You learn to handle it, though. In his case, and in that of his two brothers, who have never liked politics much, there was the steady escalation of living in the public eye. "I don't think I would have been any good at being President Ford's kids. You know, going from the son of a congressman to the son of a president," - he snaps his fingers - "partically like that. Or you think of the Nixon kids, who never campaigned that much. In the '76 campaign, not counting the summer, I was back in Plains six times in 18 months."

He has learned what he can do, he says. And what he can't do. "The other night, I went out for a beer at 11:30. I wouldn't do that in Washington now."

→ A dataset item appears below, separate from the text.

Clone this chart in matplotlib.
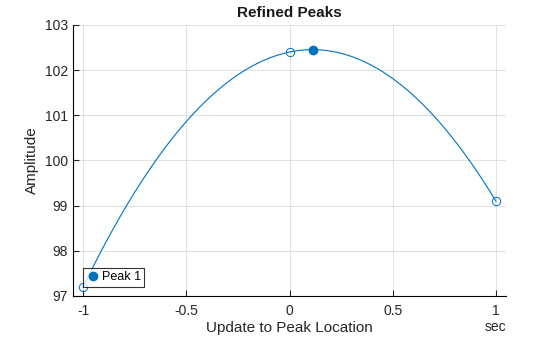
import numpy as np
import matplotlib.pyplot as plt

plt.rcParams['font.family'] = ['Liberation Sans', 'DejaVu Sans']

# samples around the peak and the refined peak location
sample_offsets = [-1, 0, 1]
sample_amps = [97.2, 102.4, 99.1]
peak_offset = [0.112]
peak_amp = [102.453]

blue = '#0072BD'

# quadratic fit through the three samples
coef = np.polyfit(sample_offsets, sample_amps, 2)
xx = np.linspace(-1, 1, 400)
yy = np.polyval(coef, xx)

fig = plt.figure(figsize=(5.6, 3.37), dpi=100)
ax = fig.add_axes([0.130, 0.1217, 0.774, 0.8043])

ax.plot(xx, yy, color=blue, lw=0.8)
ax.plot(sample_offsets, sample_amps, 'o', mfc='none', mec=blue, ms=6, mew=0.7)
ax.plot(peak_offset, peak_amp, 'o', color=blue, ms=6, label='Peak 1')

ax.set_xlim(-1.05, 1.05)
ax.set_ylim(97, 103)
ax.set_xticks([-1, -0.5, 0, 0.5, 1])
ax.set_xticklabels(['-1', '-0.5', '0', '0.5', '1'])
ax.set_yticks(range(97, 104))
ax.grid(True, color='#dcdcdc', lw=0.6)
ax.set_axisbelow(True)
ax.spines['top'].set_visible(False)
ax.spines['right'].set_visible(False)
ax.tick_params(direction='in', labelsize=10, colors='#262626', length=4)
ax.tick_params(axis='x', pad=6)

ax.set_title('Refined Peaks', fontsize=11, fontweight='bold', color='#1a1a1a', pad=6)
ax.set_xlabel('Update to Peak Location', fontsize=11, color='#262626', labelpad=2)
ax.set_ylabel('Amplitude', fontsize=11, color='#262626', labelpad=4)
ax.text(1.0, -0.088, 'sec', transform=ax.transAxes, ha='right', va='top',
        fontsize=10, color='#262626')

leg = ax.legend(loc='lower left', bbox_to_anchor=(0.023, 0.035), fontsize=9,
                frameon=True, fancybox=False, borderpad=0.25, handletextpad=0.1,
                handlelength=1.2, borderaxespad=0)
leg.get_frame().set_edgecolor('black')
leg.get_frame().set_linewidth(0.8)

fig.savefig('out.png', dpi=100)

But it's in Washington Chip Carter has gotten to know his little sister, Amy. That's one irony of life in the fish bowl. He took her to a Leo Sayer concert a while ago. "It was fun watching her turn on to the music." Chip's younger brother, Jeff, is a graduate in geography of George Washington. He has his dreams, too: He spends his time working with a professor friend on a plan for computerizing maps. The eldest Carter son remains in Geogia pratiching law.

Chip's never quite free of the tightsuited men who guard him. Two agents are permanently assigned to his detail. "You can't help getting to be friends when you spend this much time on the road." He seems about to say more, doesn't.

Plains and that $147-a-month trailer two doors down from the post office, where he and Caron used to live, must seem far away. He nods. "Except I still think I may end up back there running the family business. That would be fine."

So would politics, Chip Carter once held office - as a Plains city councilman. This was after he had sold units at Sears in Atlanta while living in the governor's mansion. The job paid $2 a month. He helped get a sewage system in. He and his wife knocked on every door in town one afternoon. He won 110 to 61. Uncle Billy lost the mayor's race to the town barber by one vote. "Which only shows if you want to win, you have to work."

Someday, he would like to try for a bigger elective slice. He wouldn't think of diving in, though, "till Dad is all through." Which may be 1984 or sooner. "I would rather run as Chip Carter than as the president's son. It'll be harder than hell, I know." If Vice President Mondale wants him in '84, he'll be glad to help any way he can.

The first stab of his own would be in Georgia. "But everybody I know in office there is a friend of mine." He might enjoy the state senate. "But then my cousin Hugh holds that spot." A small laugh. Someday, maybe he would like an ambassadorship. "Not now. In my 50s."